### DIRECTIONS FOR THIS TASK
Reproduce each line of the material exactly, minus any picture.
---
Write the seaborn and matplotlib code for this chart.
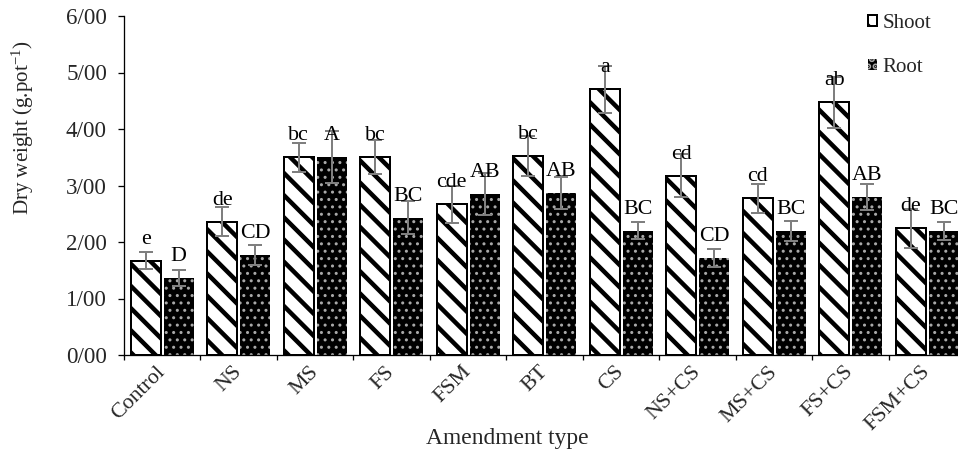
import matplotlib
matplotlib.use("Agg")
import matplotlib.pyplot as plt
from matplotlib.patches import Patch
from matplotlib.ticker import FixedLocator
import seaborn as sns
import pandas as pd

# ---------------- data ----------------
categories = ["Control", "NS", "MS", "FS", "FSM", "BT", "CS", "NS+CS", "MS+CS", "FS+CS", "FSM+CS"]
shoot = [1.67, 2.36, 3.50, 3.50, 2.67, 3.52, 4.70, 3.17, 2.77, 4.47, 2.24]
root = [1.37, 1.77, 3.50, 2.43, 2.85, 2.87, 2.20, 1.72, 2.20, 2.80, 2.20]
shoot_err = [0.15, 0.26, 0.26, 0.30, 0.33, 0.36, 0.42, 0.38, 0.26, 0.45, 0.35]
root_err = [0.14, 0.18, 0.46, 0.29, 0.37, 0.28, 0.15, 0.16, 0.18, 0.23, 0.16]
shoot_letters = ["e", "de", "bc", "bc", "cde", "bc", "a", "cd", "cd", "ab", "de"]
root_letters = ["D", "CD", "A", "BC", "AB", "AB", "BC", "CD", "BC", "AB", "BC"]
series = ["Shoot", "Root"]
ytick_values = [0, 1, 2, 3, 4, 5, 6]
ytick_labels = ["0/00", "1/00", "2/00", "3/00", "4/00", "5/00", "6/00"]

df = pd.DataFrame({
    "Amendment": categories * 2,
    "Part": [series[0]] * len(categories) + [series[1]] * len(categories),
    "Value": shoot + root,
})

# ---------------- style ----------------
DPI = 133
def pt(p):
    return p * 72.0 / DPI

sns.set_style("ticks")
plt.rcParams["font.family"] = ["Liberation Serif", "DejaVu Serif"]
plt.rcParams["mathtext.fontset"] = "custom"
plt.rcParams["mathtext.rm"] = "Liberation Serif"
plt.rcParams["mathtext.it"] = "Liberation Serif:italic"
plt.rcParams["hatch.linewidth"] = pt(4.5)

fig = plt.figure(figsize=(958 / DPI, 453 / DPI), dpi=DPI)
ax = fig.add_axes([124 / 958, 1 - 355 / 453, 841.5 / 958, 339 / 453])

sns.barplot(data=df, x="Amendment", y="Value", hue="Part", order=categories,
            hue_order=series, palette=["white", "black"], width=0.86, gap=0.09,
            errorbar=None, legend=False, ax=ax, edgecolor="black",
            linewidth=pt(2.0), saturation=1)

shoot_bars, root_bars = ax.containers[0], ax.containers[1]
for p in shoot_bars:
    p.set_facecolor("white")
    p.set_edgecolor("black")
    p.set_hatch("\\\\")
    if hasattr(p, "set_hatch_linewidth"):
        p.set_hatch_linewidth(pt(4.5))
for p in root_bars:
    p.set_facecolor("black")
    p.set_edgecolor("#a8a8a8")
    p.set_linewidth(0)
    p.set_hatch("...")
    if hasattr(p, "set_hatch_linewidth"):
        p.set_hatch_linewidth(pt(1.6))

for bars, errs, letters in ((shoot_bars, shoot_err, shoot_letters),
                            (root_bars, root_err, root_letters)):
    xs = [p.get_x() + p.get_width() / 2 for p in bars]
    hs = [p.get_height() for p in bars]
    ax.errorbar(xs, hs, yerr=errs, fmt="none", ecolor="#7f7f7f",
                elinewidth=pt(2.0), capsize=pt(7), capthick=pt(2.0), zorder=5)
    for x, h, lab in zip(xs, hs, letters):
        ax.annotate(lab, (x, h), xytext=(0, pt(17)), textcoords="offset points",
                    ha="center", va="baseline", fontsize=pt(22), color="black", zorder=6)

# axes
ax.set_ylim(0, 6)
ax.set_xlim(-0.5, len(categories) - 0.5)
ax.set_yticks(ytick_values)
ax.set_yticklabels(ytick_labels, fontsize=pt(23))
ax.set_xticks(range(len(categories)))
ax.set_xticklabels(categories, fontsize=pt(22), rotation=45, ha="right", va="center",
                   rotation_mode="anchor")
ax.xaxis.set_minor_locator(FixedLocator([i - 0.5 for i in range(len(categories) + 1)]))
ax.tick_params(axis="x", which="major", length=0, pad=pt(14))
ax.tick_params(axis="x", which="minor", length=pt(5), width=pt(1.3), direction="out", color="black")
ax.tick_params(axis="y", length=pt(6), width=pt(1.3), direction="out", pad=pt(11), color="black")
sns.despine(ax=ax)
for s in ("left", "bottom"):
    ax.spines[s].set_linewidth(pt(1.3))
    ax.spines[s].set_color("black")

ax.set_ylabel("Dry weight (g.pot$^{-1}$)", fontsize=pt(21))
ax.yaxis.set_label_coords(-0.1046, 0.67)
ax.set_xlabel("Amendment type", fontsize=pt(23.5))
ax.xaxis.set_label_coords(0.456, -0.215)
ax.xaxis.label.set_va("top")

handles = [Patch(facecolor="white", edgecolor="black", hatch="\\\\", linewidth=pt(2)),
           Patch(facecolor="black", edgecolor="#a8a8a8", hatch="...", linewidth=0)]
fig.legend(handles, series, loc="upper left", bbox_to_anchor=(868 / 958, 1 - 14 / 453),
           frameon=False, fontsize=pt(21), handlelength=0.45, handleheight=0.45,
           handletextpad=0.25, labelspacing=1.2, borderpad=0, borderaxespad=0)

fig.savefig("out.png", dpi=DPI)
---
### RESULT FOR THIS EXERCISE
Write the seaborn and matplotlib code for this chart.
import matplotlib
matplotlib.use("Agg")
import matplotlib.pyplot as plt
from matplotlib.patches import Patch
from matplotlib.ticker import FixedLocator
import seaborn as sns
import pandas as pd

# ---------------- data ----------------
categories = ["Control", "NS", "MS", "FS", "FSM", "BT", "CS", "NS+CS", "MS+CS", "FS+CS", "FSM+CS"]
shoot = [1.67, 2.36, 3.50, 3.50, 2.67, 3.52, 4.70, 3.17, 2.77, 4.47, 2.24]
root = [1.37, 1.77, 3.50, 2.43, 2.85, 2.87, 2.20, 1.72, 2.20, 2.80, 2.20]
shoot_err = [0.15, 0.26, 0.26, 0.30, 0.33, 0.36, 0.42, 0.38, 0.26, 0.45, 0.35]
root_err = [0.14, 0.18, 0.46, 0.29, 0.37, 0.28, 0.15, 0.16, 0.18, 0.23, 0.16]
shoot_letters = ["e", "de", "bc", "bc", "cde", "bc", "a", "cd", "cd", "ab", "de"]
root_letters = ["D", "CD", "A", "BC", "AB", "AB", "BC", "CD", "BC", "AB", "BC"]
series = ["Shoot", "Root"]
ytick_values = [0, 1, 2, 3, 4, 5, 6]
ytick_labels = ["0/00", "1/00", "2/00", "3/00", "4/00", "5/00", "6/00"]

df = pd.DataFrame({
    "Amendment": categories * 2,
    "Part": [series[0]] * len(categories) + [series[1]] * len(categories),
    "Value": shoot + root,
})

# ---------------- style ----------------
DPI = 133
def pt(p):
    return p * 72.0 / DPI

sns.set_style("ticks")
plt.rcParams["font.family"] = ["Liberation Serif", "DejaVu Serif"]
plt.rcParams["mathtext.fontset"] = "custom"
plt.rcParams["mathtext.rm"] = "Liberation Serif"
plt.rcParams["mathtext.it"] = "Liberation Serif:italic"
plt.rcParams["hatch.linewidth"] = pt(4.5)

fig = plt.figure(figsize=(958 / DPI, 453 / DPI), dpi=DPI)
ax = fig.add_axes([124 / 958, 1 - 355 / 453, 841.5 / 958, 339 / 453])

sns.barplot(data=df, x="Amendment", y="Value", hue="Part", order=categories,
            hue_order=series, palette=["white", "black"], width=0.86, gap=0.09,
            errorbar=None, legend=False, ax=ax, edgecolor="black",
            linewidth=pt(2.0), saturation=1)

shoot_bars, root_bars = ax.containers[0], ax.containers[1]
for p in shoot_bars:
    p.set_facecolor("white")
    p.set_edgecolor("black")
    p.set_hatch("\\\\")
    if hasattr(p, "set_hatch_linewidth"):
        p.set_hatch_linewidth(pt(4.5))
for p in root_bars:
    p.set_facecolor("black")
    p.set_edgecolor("#a8a8a8")
    p.set_linewidth(0)
    p.set_hatch("...")
    if hasattr(p, "set_hatch_linewidth"):
        p.set_hatch_linewidth(pt(1.6))

for bars, errs, letters in ((shoot_bars, shoot_err, shoot_letters),
                            (root_bars, root_err, root_letters)):
    xs = [p.get_x() + p.get_width() / 2 for p in bars]
    hs = [p.get_height() for p in bars]
    ax.errorbar(xs, hs, yerr=errs, fmt="none", ecolor="#7f7f7f",
                elinewidth=pt(2.0), capsize=pt(7), capthick=pt(2.0), zorder=5)
    for x, h, lab in zip(xs, hs, letters):
        ax.annotate(lab, (x, h), xytext=(0, pt(17)), textcoords="offset points",
                    ha="center", va="baseline", fontsize=pt(22), color="black", zorder=6)

# axes
ax.set_ylim(0, 6)
ax.set_xlim(-0.5, len(categories) - 0.5)
ax.set_yticks(ytick_values)
ax.set_yticklabels(ytick_labels, fontsize=pt(23))
ax.set_xticks(range(len(categories)))
ax.set_xticklabels(categories, fontsize=pt(22), rotation=45, ha="right", va="center",
                   rotation_mode="anchor")
ax.xaxis.set_minor_locator(FixedLocator([i - 0.5 for i in range(len(categories) + 1)]))
ax.tick_params(axis="x", which="major", length=0, pad=pt(14))
ax.tick_params(axis="x", which="minor", length=pt(5), width=pt(1.3), direction="out", color="black")
ax.tick_params(axis="y", length=pt(6), width=pt(1.3), direction="out", pad=pt(11), color="black")
sns.despine(ax=ax)
for s in ("left", "bottom"):
    ax.spines[s].set_linewidth(pt(1.3))
    ax.spines[s].set_color("black")

ax.set_ylabel("Dry weight (g.pot$^{-1}$)", fontsize=pt(21))
ax.yaxis.set_label_coords(-0.1046, 0.67)
ax.set_xlabel("Amendment type", fontsize=pt(23.5))
ax.xaxis.set_label_coords(0.456, -0.215)
ax.xaxis.label.set_va("top")

handles = [Patch(facecolor="white", edgecolor="black", hatch="\\\\", linewidth=pt(2)),
           Patch(facecolor="black", edgecolor="#a8a8a8", hatch="...", linewidth=0)]
fig.legend(handles, series, loc="upper left", bbox_to_anchor=(868 / 958, 1 - 14 / 453),
           frameon=False, fontsize=pt(21), handlelength=0.45, handleheight=0.45,
           handletextpad=0.25, labelspacing=1.2, borderpad=0, borderaxespad=0)

fig.savefig("out.png", dpi=DPI)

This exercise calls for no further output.